Reinforced Learning Strategies applied to Personalized Music Recommendation

Author: Rodrigo Borges

Advisor: Marcelo Queiroz

The number of songs available in digital format on the internet grows every day, and reaches an excessive volume. When deciding to listen to music, a user has such a large number of options at his disposal that he feels the need for a tool to help him in his decision-making process. Otherwise, it is plausible to believe that he would never access a large part of this material. Online platforms offer these users automatic recommendation services that analyze their listening history and keep available to them a sequence of songs that match their personal taste.

Recommender Systems appear as an independent area of research in the early 1990s, within the context of online services, when researchers begin to focus efforts on problems directly related to predicting user behavior when evaluating items which they had not previously yet been introduced to. In its first formulation, therefore, the automatic recommendation problem boiled down to predicting such evaluations and suggesting to the user the item with the highest predicted value. The problem, however, begins to expand and diversify depending on the different possible applications, and were also specifically driven by a prize offered by the North American company Netflix, specialized in movie recommendations, which offered one million dollars to whoever improved the accuracy of their recommendation algorithm by 1%.
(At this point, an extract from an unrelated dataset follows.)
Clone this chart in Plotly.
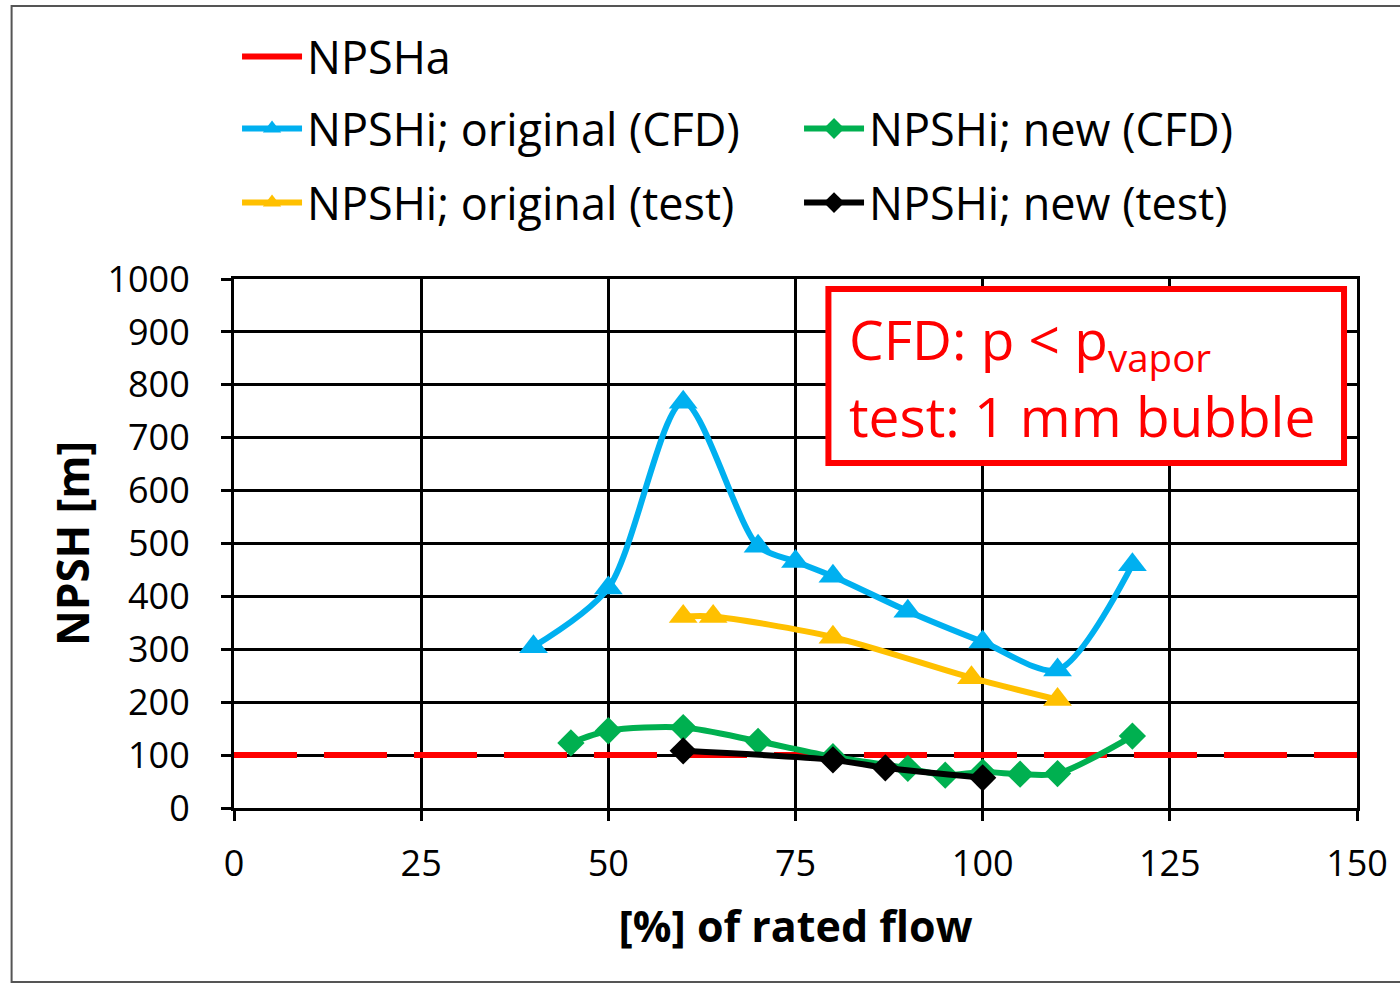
import plotly.graph_objects as go

# ---------------- data ----------------
npsha_x = [0, 150]
npsha_y = [100, 100]

orig_cfd_x = [40, 50, 60, 70, 75, 80, 90, 100, 110, 120]
orig_cfd_y = [305, 416, 767, 495, 466, 438, 372, 314, 261, 460]

new_cfd_x = [45, 50, 60, 70, 80, 90, 95, 100, 105, 110, 120]
new_cfd_y = [123, 146, 152, 126, 97, 75, 62, 68, 64, 65, 136]

orig_test_x = [60, 64, 80, 98.5, 110]
orig_test_y = [362, 362, 323, 246, 205]

new_test_x = [60, 80, 87, 100]
new_test_y = [108, 91, 76, 57]

x_ticks = [0, 25, 50, 75, 100, 125, 150]
y_ticks = [0, 100, 200, 300, 400, 500, 600, 700, 800, 900, 1000]

FONT = "Open Sans"
BLUE = "#00B0F0"
GREEN = "#00B050"
YELLOW = "#FFC000"
RED = "#FF0000"

fig = go.Figure()

fig.add_trace(go.Scatter(
    x=npsha_x, y=npsha_y, mode="lines", name="NPSHa",
    line=dict(color=RED, width=6, dash="63px,27px"),
    legend="legend",
))
fig.add_trace(go.Scatter(
    x=orig_cfd_x, y=orig_cfd_y, mode="lines+markers", name="NPSHi; original (CFD)",
    line=dict(color=BLUE, width=6, shape="spline", smoothing=0.8),
    marker=dict(symbol="triangle-up", size=25, color=BLUE),
    legend="legend2",
))
fig.add_trace(go.Scatter(
    x=orig_test_x, y=orig_test_y, mode="lines+markers", name="NPSHi; original (test)",
    line=dict(color=YELLOW, width=6, shape="spline", smoothing=0.8),
    marker=dict(symbol="triangle-up", size=25, color=YELLOW),
    legend="legend3",
))
fig.add_trace(go.Scatter(
    x=new_cfd_x, y=new_cfd_y, mode="lines+markers", name="NPSHi; new (CFD)",
    line=dict(color=GREEN, width=6, shape="spline", smoothing=0.8),
    marker=dict(symbol="diamond", size=21, color=GREEN),
    legend="legend2",
))
fig.add_trace(go.Scatter(
    x=new_test_x, y=new_test_y, mode="lines+markers", name="NPSHi; new (test)",
    line=dict(color="black", width=6, shape="spline", smoothing=0.8),
    marker=dict(symbol="diamond", size=21, color="black"),
    legend="legend3",
))

legend_common = dict(
    font=dict(family=FONT, size=45, color="black"),
    bgcolor="rgba(0,0,0,0)",
    orientation="h",
    xanchor="left", yanchor="middle",
    itemwidth=60,
    entrywidth=487, entrywidthmode="pixels",
    traceorder="normal",
    tracegroupgap=0,
)

fig.update_layout(
    width=1400, height=984,
    margin=dict(l=234, r=40, t=279, b=176),
    paper_bgcolor="white", plot_bgcolor="white",
    font=dict(family=FONT, color="black"),
    legend=dict(x=0.0027, y=1.42, **legend_common),
    legend2=dict(x=0.0027, y=1.284, **legend_common),
    legend3=dict(x=0.0027, y=1.144, **legend_common),
    xaxis=dict(
        range=[0, 150], tickvals=x_ticks, ticktext=[str(v) for v in x_ticks],
        showgrid=True, gridcolor="black", gridwidth=3,
        showline=True, linecolor="black", linewidth=3, mirror=True,
        ticks="outside", ticklen=10, tickwidth=3, tickcolor="black",
        tickfont=dict(family=FONT, size=36, color="black"),
        ticklabelstandoff=12,
        zeroline=False,
        title=dict(text="<b>[%] of rated flow</b>", font=dict(family=FONT, size=43, color="black"), standoff=26),
    ),
    yaxis=dict(
        range=[0, 1000], tickvals=y_ticks, ticktext=[str(v) for v in y_ticks],
        showgrid=True, gridcolor="black", gridwidth=3,
        showline=True, linecolor="black", linewidth=3, mirror=True,
        ticks="outside", ticklen=10, tickwidth=3, tickcolor="black",
        tickfont=dict(family=FONT, size=36, color="black"),
        ticklabelstandoff=24,
        zeroline=False,
        title=dict(text="<b>NPSH [m]</b>", font=dict(family=FONT, size=44, color="black"), standoff=5),
    ),
    showlegend=True,
)

# outer chart frame (right side runs past the image edge, as in the reference)
fig.add_shape(type="rect", xref="paper", yref="paper",
              x0=(11 - 234) / 1126, x1=(1420 - 234) / 1126,
              y0=(808 - 982) / 529, y1=(808 - 6) / 529,
              line=dict(color="#555555", width=2), fillcolor="rgba(0,0,0,0)", layer="below")

# annotation box
fig.add_shape(type="rect", xref="paper", yref="paper",
              x0=(830 - 234) / 1126, x1=(1347 - 234) / 1126,
              y0=(808 - 463) / 529, y1=(808 - 289) / 529,
              line=dict(color=RED, width=6), fillcolor="white", layer="above")
fig.add_annotation(xref="paper", yref="paper",
                   x=(849 - 234) / 1126, y=(808 - 342) / 529,
                   xanchor="left", yanchor="middle", showarrow=False,
                   text="CFD: p &lt; p<sub>vapor</sub>",
                   font=dict(family=FONT, size=55, color=RED))
fig.add_annotation(xref="paper", yref="paper",
                   x=(849 - 234) / 1126, y=(808 - 415) / 529,
                   xanchor="left", yanchor="middle", showarrow=False,
                   text="test: 1 mm bubble",
                   font=dict(family=FONT, size=55, color=RED))

fig.write_html("out.html", config={"displayModeBar": False},
               post_script="document.body.style.margin='0';")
Making good recommendations, however, is not about simply analyzing the user’s listening history and suggesting songs to which he has reacted positively, it is necessary to provide him with new material, or songs that he has not yet heard and that he has a high probability of liking. It is also necessary, in addition, to know how to make recommendations for a user who has just entered the platform, when the system does not have any information about them and must be able to make relevant propositions. Finally, the system must be able to account for each user reaction in its execution time and incorporate it in subsequent executions in order to make this process dynamic.